Locate mode output is indicated by coding MACRF=(PL) in the DCB macro. To write a record to a file, the PUT macro is executed first.
Executing the PUT causes the operating system to place the address of an available buffer in register one. Using the LR instruction, this address is then copied to a register that controls an output DSECT. Once addressability has been established to the output record, the record is created by the program. The record remains available for further program processing until the next PUT is issued, or the file is closed. The following code is typical of locate mode output.

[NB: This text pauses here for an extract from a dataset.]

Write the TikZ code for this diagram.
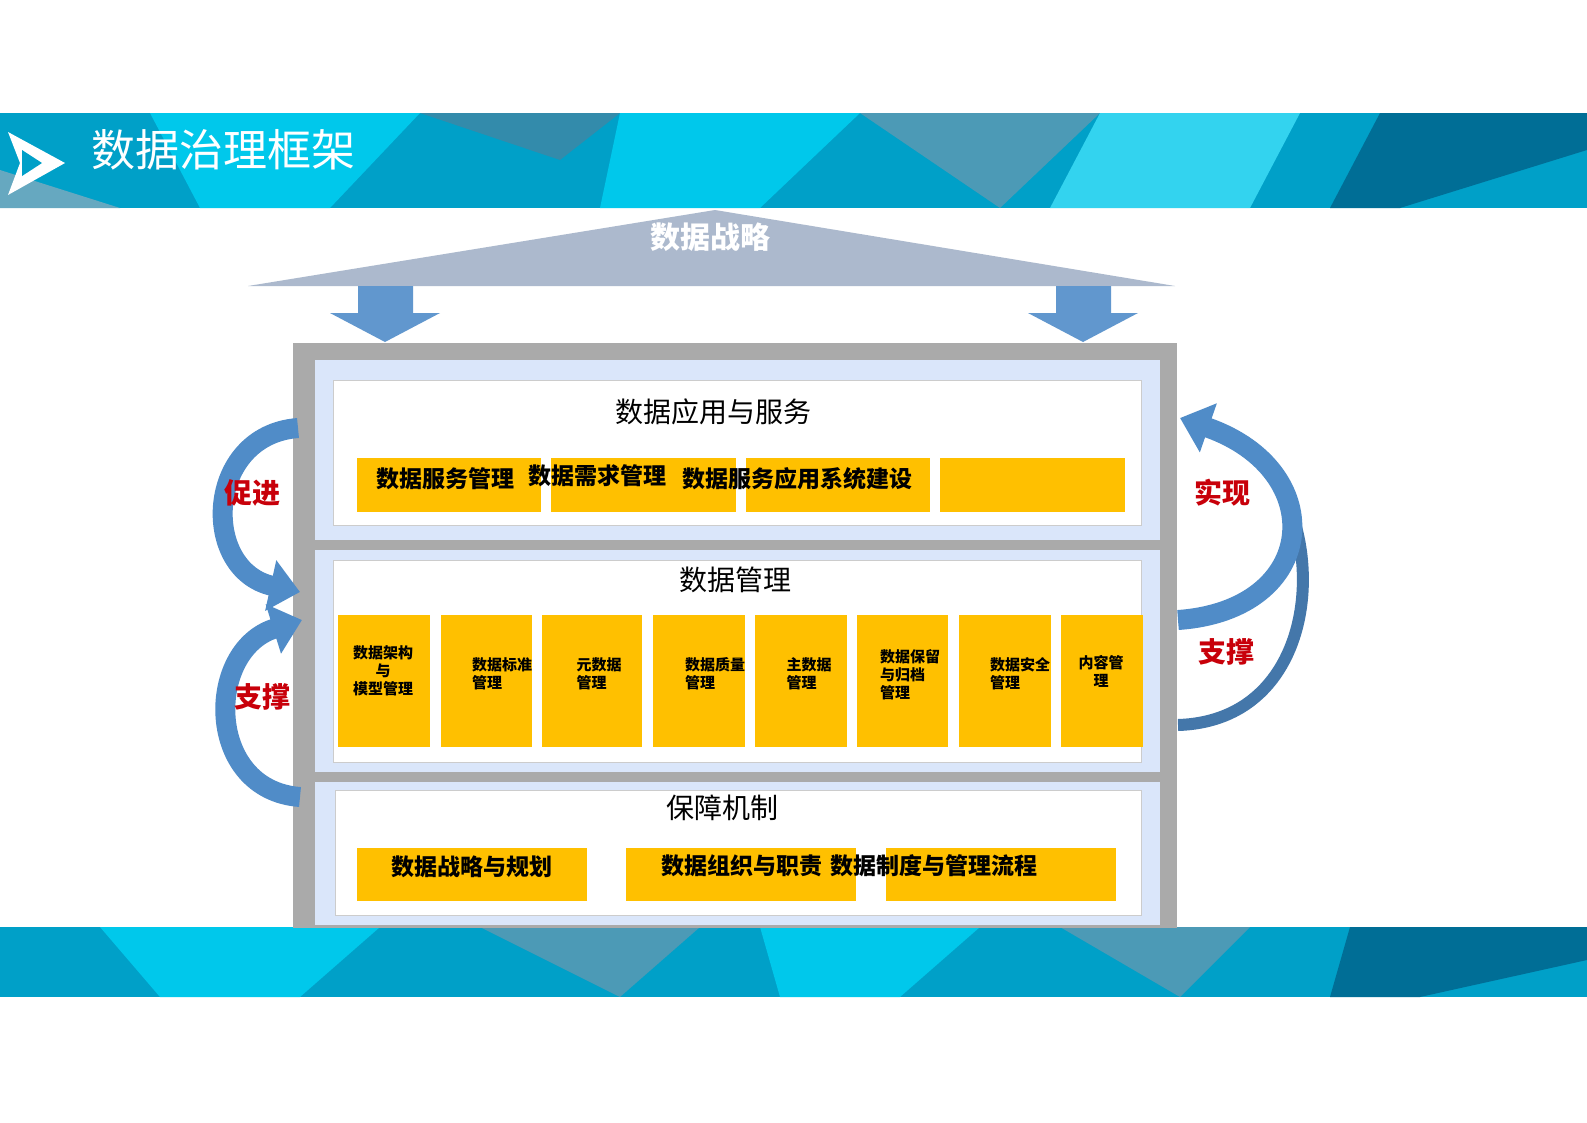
\documentclass[tikz,border=0pt]{standalone}
\usepackage{fontspec}
\setmainfont{Noto Sans CJK SC}
\usetikzlibrary{arrows.meta}
\definecolor{teal1}{RGB}{0,160,200}
\definecolor{teal2}{RGB}{0,200,235}
\definecolor{teal3}{RGB}{0,110,150}
\definecolor{roof}{RGB}{172,185,205}
\definecolor{frame}{RGB}{170,170,170}
\definecolor{panel}{RGB}{218,230,250}
\definecolor{ybox}{RGB}{255,192,0}
\definecolor{arr}{RGB}{80,140,200}
\definecolor{lbl}{RGB}{200,0,10}
\begin{document}
\begin{tikzpicture}[x=1pt,y=-1pt,
  yb/.style={fill=ybox,draw=none},
  ytext/.style={font=\fontsize{23}{25}\selectfont\bfseries,text=black},
  stext/.style={font=\fontsize{15}{18}\selectfont\bfseries,text=black,align=left},
  sect/.style={font=\fontsize{28}{30}\selectfont},
  redl/.style={font=\fontsize{28}{30}\selectfont\bfseries,text=lbl},
  carr/.style={draw=arr,line width=20pt,-{Triangle[length=30pt,width=50pt]}}]
\useasboundingbox (0,0) rectangle (1587,1122);
\fill[white] (0,0) rectangle (1587,1122);
% header band
\fill[teal1] (0,113) rectangle (1587,208);
\fill[teal2] (150,113) -- (420,113) -- (330,208) -- (200,208) -- cycle;
\fill[teal3!80] (420,113) -- (620,113) -- (560,160) -- cycle;
\fill[teal2] (620,113) -- (860,113) -- (760,208) -- (600,208) -- cycle;
\fill[teal3!70] (860,113) -- (1100,113) -- (1000,208) -- cycle;
\fill[teal2!80] (1100,113) -- (1300,113) -- (1250,208) -- (1050,208) -- cycle;
\fill[teal3] (1380,113) -- (1587,113) -- (1587,150) -- (1400,208) -- (1330,208) -- cycle;
\fill[teal3!60] (0,170) -- (120,208) -- (0,208) -- cycle;
% footer band
\fill[teal1] (0,927) rectangle (1587,997);
\fill[teal2] (100,927) -- (380,927) -- (300,997) -- (160,997) -- cycle;
\fill[teal3!70] (480,927) -- (700,927) -- (620,997) -- cycle;
\fill[teal2] (760,927) -- (980,927) -- (900,997) -- (780,997) -- cycle;
\fill[teal3!70] (1060,927) -- (1250,927) -- (1180,997) -- cycle;
\fill[teal3] (1350,927) -- (1587,927) -- (1587,960) -- (1420,997) -- (1330,997) -- cycle;
% title icon and title
\fill[white] (8,132) -- (65,163) -- (8,195) -- (20,163) -- cycle;
\fill[teal1] (22,150) -- (42,163) -- (22,176) -- cycle;
\node[anchor=west,text=white,font=\fontsize{44}{48}\selectfont] (title) at (88,150) {数据治理框架};
% roof
\fill[roof] (715,210) -- (1175,286) -- (248,286) -- cycle;
\node[text=white,font=\fontsize{30}{32}\selectfont\bfseries] (strat) at (710,237) {数据战略};
% down arrows
\foreach \cx in {385,1083}{
  \fill[arr!90] (\cx-27,286) -- (\cx+28,286) -- (\cx+28,313) -- (\cx+55,313) -- (\cx,342) -- (\cx-55,313) -- (\cx-27,313) -- cycle;
}
% frame
\fill[frame] (293,343) rectangle (1177,928);
\fill[panel] (315,360) rectangle (1160,540);
\fill[panel] (315,550) rectangle (1160,772);
\fill[panel] (315,782) rectangle (1160,925);
\fill[white,draw=frame!60] (333,380) rectangle (1141,525);
\fill[white,draw=frame!60] (333,560) rectangle (1141,762);
\fill[white,draw=frame!60] (335,790) rectangle (1141,915);
\node[sect] (s1) at (713,412) {数据应用与服务};
\node[sect] (s2) at (735,580) {数据管理};
\node[sect] (s3) at (722,808) {保障机制};
% row 1
\fill[yb] (357,458) rectangle (541,512);
\fill[yb] (551,458) rectangle (736,512);
\fill[yb] (746,458) rectangle (930,512);
\fill[yb] (940,458) rectangle (1125,512);
\node[ytext] (a1) at (445,479) {数据服务管理};
\node[ytext] (a2) at (597,476) {数据需求管理};
\node[ytext] (a3) at (797,479) {数据服务应用系统建设};
% row 2
\foreach \xa/\xb in {338/430,441/532,542/642,653/745,755/847,857/948,959/1051,1061/1143}{
  \fill[yb] (\xa,615) rectangle (\xb,747);
}
\node[stext,align=center] (b1) at (383,671) {数据架构\\与\\模型管理};
\node[stext] (b2) at (502,674) {数据标准\\管理};
\node[stext] (b3) at (599,674) {元数据\\管理};
\node[stext] (b4) at (715,674) {数据质量\\管理};
\node[stext] (b5) at (809,674) {主数据\\管理};
\node[stext] (b6) at (910,675) {数据保留\\与归档\\管理};
\node[stext] (b7) at (1020,674) {数据安全\\管理};
\node[stext,align=center] (b8) at (1101,671) {内容管\\理};
% row 3
\fill[yb] (357,848) rectangle (587,901);
\fill[yb] (626,848) rectangle (856,901);
\fill[yb] (886,848) rectangle (1116,901);
\node[ytext] (c1) at (472,867) {数据战略与规划};
\node[ytext] (c2) at (742,866) {数据组织与职责};
\node[ytext] (c3) at (934,866) {数据制度与管理流程};
% curved arrows left
\coordinate (l1s) at (298,428);
\coordinate (l1e) at (300,592);
\coordinate (l2s) at (300,797);
\coordinate (l2e) at (302,620);
\draw[carr] (l1s) .. controls (205,435) and (200,570) .. (l1e);
\draw[carr] (l2s) .. controls (205,790) and (205,650) .. (l2e);
% curved arrows right
\coordinate (r1s) at (1178,725);
\coordinate (r1e) at (1180,418);
\coordinate (r2s) at (1178,620);
\coordinate (r2m) at (1230,440);
\draw[draw=arr!85!black,line width=12pt] (r1s) .. controls (1340,720) and (1330,480) .. (r2m);
\draw[carr] (r2s) .. controls (1320,610) and (1330,470) .. (r1e);
% labels
\node[redl] (p1) at (252,493) {促进};
\node[redl] (p2) at (262,697) {支撑};
\node[redl] (p3) at (1222,493) {实现};
\node[redl] (p4) at (1226,652) {支撑};
\end{tikzpicture}
\end{document}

MASTNO DS CL5 CUSTOMER NUMBER
MASTBAL DS PL5 CUSTOMER BALANCE
LR R6,R1 MAKE R6 POINT AT EMPTY REC
ZAP MASTBAL,BALPK REC FIELDS AVAILABLE
Keep in mind that register one is a “volatile” register and is subject to change when executing a system macro or calling another program. Be sure to make a copy of register 1 immediately after executing PUT or GET.
Record Blocking and Deblocking
The term blocking refers to the operating system process of combining multiple logical records into larger physical records called “blocks”. A logical record is the record structure defined by the programmer and consists of a collection of related fields that logically belong together. A physical record is a collection of logical records which have been combined for the purpose of storing them efficiently on an external device like a disk or tape drive. Records are blocked because the process of accessing externally stored data is expensive in terms of cpu time. For instance, in the time it takes to move a disk arm, hundreds of thousands of instructions can be executed by the cpu. For efficiency, rather than returning a single record when a program requests a “read” operation, the operating system delivers an entire block of records from disk to memory. The process of separating records from a block and delivering them individually to a program is called deblocking.
The choice of blocking or not blocking a group of records is made by the programmer when coding the RECFM parameter. Choosing RECFM =FB or VB selects the blocked format. In practice, most files are blocked. The exception is made for files with large records containing thousands of bytes. In the pictures above, the system buffers correspond to blocks from which individual records are delivered to the program either in move or locate mode.
The programmer can also control the size of the blocks in a file using the BLKSIZE parameter coded in the program’s DCB. For example, if the programmer has coded LRECL=80 and BLKSIZE=8000, then each block will contain 100 logical records. Computing an optimal block size requires a knowledge of the device on which the data is recorded and is beyond the scope of this discussion. For IBM’s ESA operating system, block sizes will be computed automatically if the BLKSIZE parameter is omitted in the DCB and on the DD statement when the file is created.